I do not however agree that the precautionary warnings given to appellant prior to his confession conformed to the requirements of Miranda v. Arizona, (1966) 384 U.S. 436, 86 S.Ct. 1602, 16 L.Ed.2d 694.
Appellant’s counsel points out the defect in this form in his brief. There he contends:
“The printed material in this form is ambiguous, failing to adequately inform most suspects that they have the right to an appointed attorney prior to any questioning. Part of this deliberately calculated effect was achieved by adding the words ‘attorney of your own choice’ to the first part of the advisement form. This would mean to many that they could have an attorney of their own choice to consult with them before they made a statement, just as it reads on the Lake County Waiver Form, but that this only applies to an attorney of their own choice, assuming they could afford one.
The form then continues on to advise the individual that an attorney may be present while he is making any statement or throughout the course of any conversation with any police officer if he chooses. The person of course still has the attorney of his own choice in mind, and if he cannot afford one, this thought passes him by and is discounted as not being applicable to him. He is then advised that he can stop and request an attorney at any time during the course of the taking of any statement or during the course of any such conversation. Again, if the person cannot afford an attorney of his own choice, this further possibility is discounted as not being applicable to him.
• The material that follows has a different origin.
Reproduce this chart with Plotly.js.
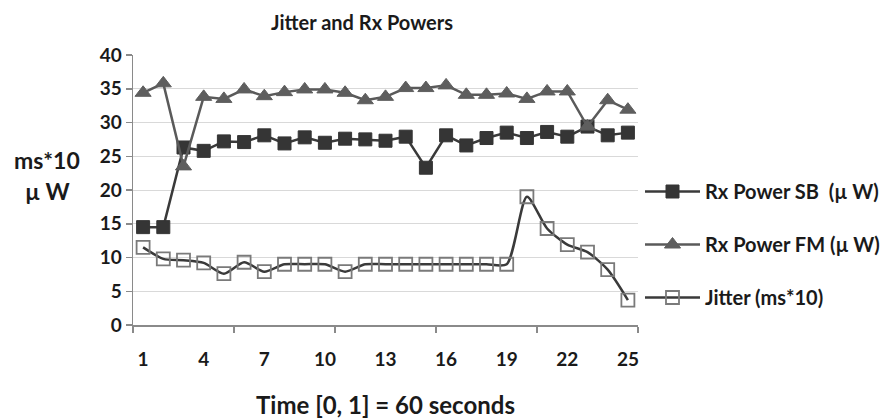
<!DOCTYPE html>
<html>
<head>
<meta charset="utf-8">
<script src="https://cdn.plot.ly/plotly-3.0.1.min.js"></script>
<style>html,body{margin:0;padding:0;background:#fff;}#chart{width:888px;height:419px;}</style>
</head>
<body>
<div id="chart"></div>
<script>
var timeSlots = [1,2,3,4,5,6,7,8,9,10,11,12,13,14,15,16,17,18,19,20,21,22,23,24,25];
var tickLabels = ["1","4","7","10","13","16","19","22","25"];
var tickPositions = [1,4,7,10,13,16,19,22,25];
var rxPowerSB = [14.5,14.5,26.3,25.8,27.2,27.1,28.1,26.9,27.8,27.0,27.6,27.5,27.3,27.9,23.3,28.1,26.6,27.7,28.5,27.7,28.6,27.9,29.4,28.1,28.5];
var rxPowerFM = [34.4,35.8,23.5,33.8,33.5,34.9,33.9,34.5,34.9,34.9,34.4,33.3,33.8,35.1,35.1,35.5,34.1,34.1,34.3,33.5,34.6,34.6,29.4,33.3,31.9];
var jitter = [11.5,9.8,9.6,9.2,7.6,9.3,7.9,9.0,9.0,9.0,7.9,9.0,9.0,9.0,9.0,9.0,9.0,9.0,9.0,19.0,14.3,11.9,10.8,8.2,3.7];
var seriesNames = ["Rx Power SB  (\u00b5 W)", "Rx Power FM (\u00b5 W)", "Jitter (ms*10)"];

var FONT = "Lato, 'Open Sans', sans-serif";
var TXT = "#1a1a1a";

var traces = [
  {x: timeSlots, y: rxPowerSB, name: seriesNames[0], type: "scatter", mode: "lines+markers",
   legendgroup: "a",
   line: {color: "#3a3a3a", width: 2.5},
   marker: {symbol: "square", size: 13, color: "#353535", line: {color: "#353535", width: 1}}},
  {x: timeSlots, y: rxPowerFM, name: seriesNames[1], type: "scatter", mode: "lines+markers",
   legendgroup: "b",
   line: {color: "#5a5a5a", width: 2.5},
   marker: {symbol: "triangle-up", size: 14, color: "#5e5e5e", line: {color: "#5e5e5e", width: 1}}},
  {x: timeSlots, y: jitter, name: seriesNames[2], type: "scatter", mode: "lines+markers",
   legendgroup: "c",
   line: {color: "#3a3a3a", width: 2.5, shape: "spline", smoothing: 0.7},
   marker: {symbol: "square-open", size: 13, color: "#7a7a7a", line: {color: "#7a7a7a", width: 1.8}}}
];

var layout = {
  width: 888, height: 419,
  margin: {l: 133, r: 250, t: 55, b: 94},
  paper_bgcolor: "#ffffff", plot_bgcolor: "#ffffff",
  font: {family: FONT, color: TXT},
  title: {text: "<b>Jitter and Rx Powers</b>", font: {family: FONT, size: 20, color: TXT},
          x: 0.4535, xanchor: "center", xref: "paper", y: 0.945, yanchor: "middle"},
  showlegend: true,
  legend: {xref: "container", yref: "container", x: 640 / 888, xanchor: "left", y: 1 - 172 / 419, yanchor: "top",
           font: {family: FONT, size: 20, color: TXT, weight: "bold"},
           itemwidth: 55,
           tracegroupgap: 24, traceorder: "grouped", bgcolor: "rgba(0,0,0,0)"},
  xaxis: {
    range: [0.5, 25.5], tickmode: "array", tickvals: tickPositions, ticktext: tickLabels,
    ticks: "", showgrid: false, zeroline: false,
    showline: true, linecolor: "#8a8a8a", linewidth: 1.5,
    tickfont: {family: FONT, size: 19, color: TXT, weight: "bold"},
    ticklabelstandoff: 17,
    minor: {tick0: 0.5, dtick: 5, ticks: "outside", ticklen: 6, tickcolor: "#8a8a8a", tickwidth: 1.5, showgrid: false},
    title: {text: "<b>Time [0, 1] = 60 seconds</b>", font: {family: FONT, size: 24, color: TXT}, standoff: 30}
  },
  yaxis: {
    range: [0, 40], dtick: 5, tick0: 0,
    ticks: "outside", ticklen: 6, tickcolor: "#8a8a8a", tickwidth: 1.5,
    showgrid: true, gridcolor: "#d9d9d9", gridwidth: 1, zeroline: false,
    showline: true, linecolor: "#8a8a8a", linewidth: 1.5,
    tickfont: {family: FONT, size: 19, color: TXT, weight: "bold"}
  },
  annotations: [
    {text: "<b>ms*10</b>", xref: "paper", yref: "paper", x: -0.17, y: (325 - 160) / 270, xanchor: "center", yanchor: "middle",
     showarrow: false, font: {family: FONT, size: 23, color: TXT}},
    {text: "<b>\u00b5 W</b>", xref: "paper", yref: "paper", x: -0.17, y: (325 - 191) / 270, xanchor: "center", yanchor: "middle",
     showarrow: false, font: {family: FONT, size: 23, color: TXT}}
  ]
};

Plotly.newPlot("chart", traces, layout, {displayModeBar: false, staticPlot: true});
</script>
</body>
</html>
*310The right to refuse to answer any further questions and to remain silent is then listed, followed by an advisement that if the person cannot hire an attorney, one will be provided for him. The interrogation process is immediate and impending, and this last advisement on the waiver form would naturally lead a person to believe that he may have an attorney appointed for him some time in the future, and not prior to interrogation. It is not common knowledge that a person has the right to an appointed attorney at the police station prior to police interrogation, and the waiver form signed by the defendant in the within cause does little to inform the individual of this right. As mandated by Miranda, supra, the individual must be clearly advised of his rights, and not required to ask whether or not he has the right to an appointed attorney prior to questioning.”
The precautionary warnings do not clearly tell the person about to be questioned that if he has no money to hire a lawyer, one would be provided for him prior to any questioning, and that he could consult with that lawyer and have him present during questioning. It is the absence of such a clear statement which condemns these warnings as constitutionally inadequate.
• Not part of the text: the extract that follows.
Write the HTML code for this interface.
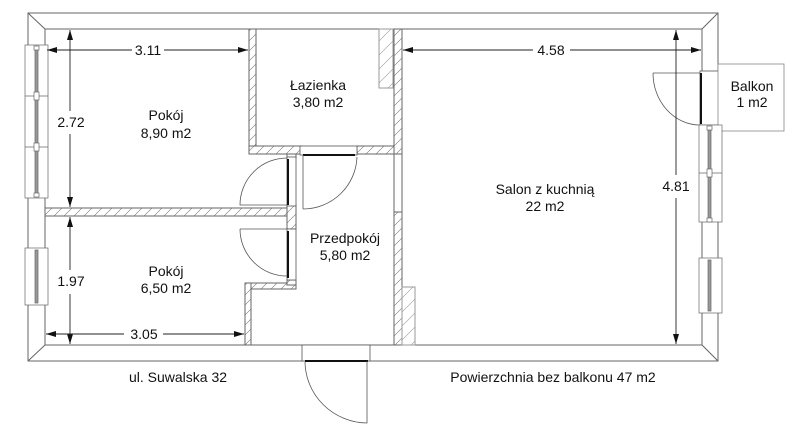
<!DOCTYPE html>
<html><head><meta charset="utf-8"><style>
html,body{margin:0;padding:0;background:#fff;}
svg{display:block}
text{font-family:"Liberation Sans",sans-serif;font-size:14px;fill:#111;text-anchor:middle}
</style></head><body>
<svg width="800" height="434" viewBox="0 0 800 434" xmlns="http://www.w3.org/2000/svg">
<defs>
<pattern id="h" width="10" height="10" patternUnits="userSpaceOnUse">
<rect width="10" height="10" fill="#fff"/>
<path d="M0 10 L10 0 M-2 2 L2 -2 M8 12 L12 8" stroke="#777" stroke-width="0.6"/>
</pattern>
<pattern id="h2" width="14" height="14" patternUnits="userSpaceOnUse">
<rect width="14" height="14" fill="#fff"/>
<path d="M0 14 L14 0 M-2 2 L2 -2 M12 16 L16 12" stroke="#999" stroke-width="0.6"/>
</pattern>
<marker id="a" viewBox="0 0 10 6" refX="10" refY="3" markerWidth="10" markerHeight="6" orient="auto-start-reverse" markerUnits="userSpaceOnUse"><path d="M0 0 L10 3 L0 6 z" fill="#111"/></marker>
</defs>
<g fill="none" stroke="#666" stroke-width="1">
<path d="M28 13 H718 V361 H28 Z M45 29 H702 V345 H45 Z" fill="#fff" fill-rule="evenodd"/>
<path d="M28 13 L45 29 M718 13 L702 29 M718 361 L702 345 M28 361 L45 345"/>
<rect x="249" y="29" width="7" height="125" fill="url(#h)"/>
<rect x="249" y="146" width="53" height="8" fill="url(#h)"/>
<rect x="357" y="146" width="37" height="8" fill="url(#h)"/>
<rect x="394" y="29" width="8" height="125" fill="url(#h)"/>
<line x1="394" y1="154" x2="394" y2="212"/><line x1="402" y1="154" x2="402" y2="212"/>
<rect x="394" y="212" width="8" height="133" fill="url(#h)"/>
<rect x="379" y="29" width="14" height="59" fill="url(#h2)" stroke="#999"/>
<rect x="402" y="287" width="13" height="58" fill="url(#h2)" stroke="#999"/>
<rect x="45" y="208" width="251" height="8" fill="url(#h)"/>
<rect x="287" y="154" width="9" height="4" />
<rect x="287" y="205" width="9" height="24" fill="url(#h)"/>
<rect x="245" y="283" width="51" height="6" fill="url(#h)"/>
<rect x="245" y="283" width="6" height="62" fill="url(#h)"/>
<rect x="287" y="280" width="9" height="5" fill="url(#h)"/>
</g>
<g fill="none" stroke="#555" stroke-width="0.8">
<rect x="300" y="146" width="57" height="9" fill="#fff"/>
<line x1="303" y1="155" x2="355" y2="155" stroke="#111" stroke-width="2"/>
<path d="M357 157 A54 54 0 0 1 303 209"/><line x1="303" y1="155" x2="303" y2="209"/>
<rect x="287" y="157" width="9" height="49" fill="#fff"/>
<line x1="288" y1="159" x2="288" y2="205" stroke="#111" stroke-width="2"/>
<path d="M287 158 A47 47 0 0 0 240 205 H287"/>
<rect x="287" y="229" width="9" height="51" fill="#fff"/>
<line x1="288" y1="231" x2="288" y2="278" stroke="#111" stroke-width="2"/>
<path d="M240 229 H287 M240 229 A47 47 0 0 0 287 276"/>
<rect x="302" y="345" width="68" height="16" fill="#fff"/>
<line x1="305" y1="361" x2="368" y2="361" stroke="#111" stroke-width="2"/>
<path d="M305 362 A63 62 0 0 0 367 423 V361"/>
<rect x="700" y="71" width="19" height="54" fill="#fff"/>
<line x1="701" y1="73" x2="701" y2="124" stroke="#111" stroke-width="2"/>
<path d="M653 73 H700 M653 73 A47 52 0 0 0 700 125"/>
<rect x="718" y="64" width="66" height="67" fill="#fff" stroke="#888"/>
</g>
<g stroke="#666" stroke-width="0.7" fill="#fff">
<rect x="25" y="45" width="23" height="153"/><line x1="25" y1="96" x2="48" y2="96"/><line x1="25" y1="147" x2="48" y2="147"/>
<rect x="35" y="47" width="3" height="149" fill="#999"/>
<rect x="34" y="46" width="5" height="4"/><rect x="34" y="92" width="5" height="8"/><rect x="34" y="143" width="5" height="8"/><rect x="34" y="193" width="5" height="4"/>
<rect x="25" y="248" width="23" height="57"/><rect x="35" y="250" width="3" height="53" fill="#999"/>
<rect x="699" y="125" width="23" height="97"/><line x1="699" y1="173" x2="722" y2="173"/>
<rect x="708" y="127" width="3" height="93" fill="#999"/>
<rect x="707" y="126" width="5" height="4"/><rect x="707" y="169" width="5" height="8"/><rect x="707" y="218" width="5" height="4"/>
<rect x="699" y="258" width="23" height="55"/><rect x="708" y="260" width="3" height="51" fill="#999"/>
</g>
<g stroke="#222" stroke-width="0.9">
<line x1="47" y1="50" x2="132" y2="50" marker-start="url(#a)"/><line x1="164" y1="50" x2="248" y2="50" marker-end="url(#a)"/>
<line x1="70" y1="30" x2="70" y2="111" marker-start="url(#a)"/><line x1="70" y1="134" x2="70" y2="207" marker-end="url(#a)"/>
<line x1="70" y1="217" x2="70" y2="270" marker-start="url(#a)"/><line x1="70" y1="294" x2="70" y2="344" marker-end="url(#a)"/>
<line x1="46" y1="334" x2="124" y2="334" marker-start="url(#a)"/><line x1="163" y1="334" x2="244" y2="334" marker-end="url(#a)"/>
<line x1="403" y1="50" x2="533" y2="50" marker-start="url(#a)"/><line x1="570" y1="50" x2="701" y2="50" marker-end="url(#a)"/>
<line x1="676" y1="30" x2="676" y2="175" marker-start="url(#a)"/><line x1="676" y1="198" x2="676" y2="344" marker-end="url(#a)"/>
</g>
<text x="148" y="55">3.11</text>
<text x="71" y="127">2.72</text>
<text x="71" y="286">1.97</text>
<text x="144" y="339">3.05</text>
<text x="551" y="55">4.58</text>
<text x="676" y="191">4.81</text>
<text x="166" y="120">Pokój</text><text x="166" y="138">8,90 m2</text>
<text x="318" y="90">Łazienka</text><text x="318" y="107">3,80 m2</text>
<text x="166" y="276">Pokój</text><text x="166" y="293">6,50 m2</text>
<text x="345" y="243">Przedpokój</text><text x="345" y="260">5,80 m2</text>
<text x="545" y="194">Salon z kuchnią</text><text x="545" y="211">22 m2</text>
<text x="752" y="91">Balkon</text><text x="752" y="107">1 m2</text>
<text x="178" y="382">ul. Suwalska 32</text>
<text x="553" y="382">Powierzchnia bez balkonu 47 m2</text>
</svg>
</body></html>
However, I concur in the affirmance of this conviction in spite of the erroneous admission of this statement, because within the setting of this case the admission of the statement is so insignificant and unimportant as to be consistent with the Federal Constitution. Chapman v. California, (1967) 886 U.S. 18, 87 S.Ct. 824, 17 L.Ed.2d 705. At the time the State rested its case-in-chief, a prima facie case had been made by the State without the confession, and so the appellant was not required to go forward with his defense as a result of the statement being in evidence. When considered at that point in the trial, the erroneous admission was harmless beyond a reasonable doubt. And then, when considered at the end of the entire trial, that confession must be deemed harmless beyond a reasonable doubt, because of the testimony of the expert witnesses who testified on the issue of sanity. Appellant’s statements to them were entirely corroborative *311of and consistent with the statement erroneously admitted in evidence during the State’s case-in-chief.